I know they are both extremely strong bases, with relatively similar pka's of ~20. So I think this is a super nitpicky question, that I really hope I wouldn't see on the DAT. I would have chosen the methoxide due to the localized electrons with no resonance, but I really don't know.

 

[Cool Beans]

This is a tricky example. What makes it tricky is that we tend to make the following generalization; that resonance always makes a base more stable. And while this is almost always true here we have an exception to the contrary. Resonance typically stabilizes a base because electrons are delocalized (shared across multiple atoms). In the example above you might view it as the negative charge potentially being shared by more than one atom.

In methoxide, the negative charge (and basic electrons) are localized only on the oxygen atom.
In the enolate, the negative charge (and basic electrons) are delocalized, being shared by an oxygen atom and a carbon atom.

It turns out that it is more stable to have the basic electrons localized on a single more electronegative oxygen atom than shared between an oxygen atom and a less electronegative carbon atom. And you can kind of make sense of this.

The more typical comparison might be to compare a base where the electrons are localized on a single oxygen atom (like methoxide) to a base where the electrons are delocalized and shared by two oxygen atoms (like a carboxylate). It's not difficult to predict that the more stable base has the electrons shared by 2 oxygen atoms.

Another typical example would be comparing a normal carbanion (localized on a single carbon atom) to an allylic carbanion (delocalized and shared by 2 carbon atoms) and again it's not too difficult to predict that the more stable base has the electrons shared by 2 carbon atoms.
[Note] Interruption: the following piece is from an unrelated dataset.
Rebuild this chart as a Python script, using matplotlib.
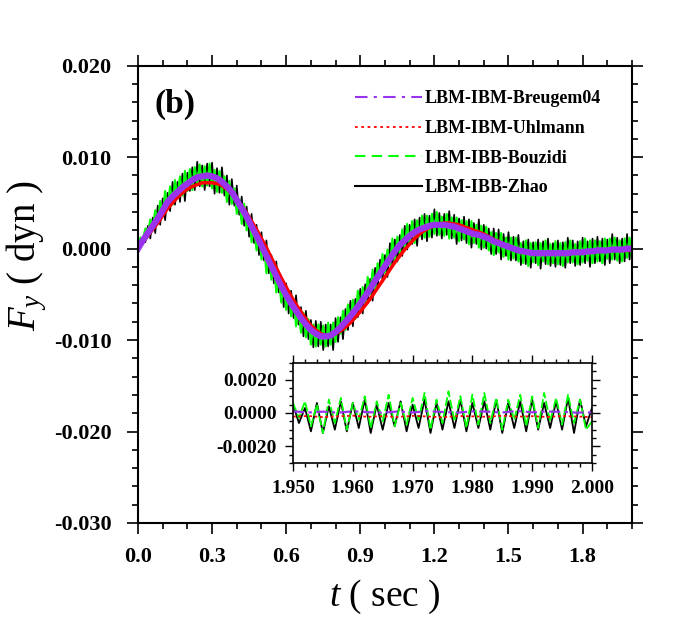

Since these are the typical examples we generalize that resonance "always" makes a base more stable, but again, comparing methoxide to an enolate shows that there are exceptions to the rule.

Hope this helps!

 

[ichoai]

Thanks, Coolbeans...

So the enolate is only more basic because the anion is vinyl? Had there been one extra carbon separating the double bond and the oxygen, it would make enough of a difference to make methoxide into a stronger base (relatively)?

 

[Cool Beans]

It technically isn't "vinyl" but I know what you meant. The key here is that two resonance structures can be drawn for the enolate: the major with the negative charge on the oxygen and the minor with the negative charge on the alpha carbon. If the double bond were further away (it wouldn't be an enolate anymore) there wouldn't be any resonance and the negative charge would be localized on the oxygen only just like in methoxide and the two would end up being very close in basicity.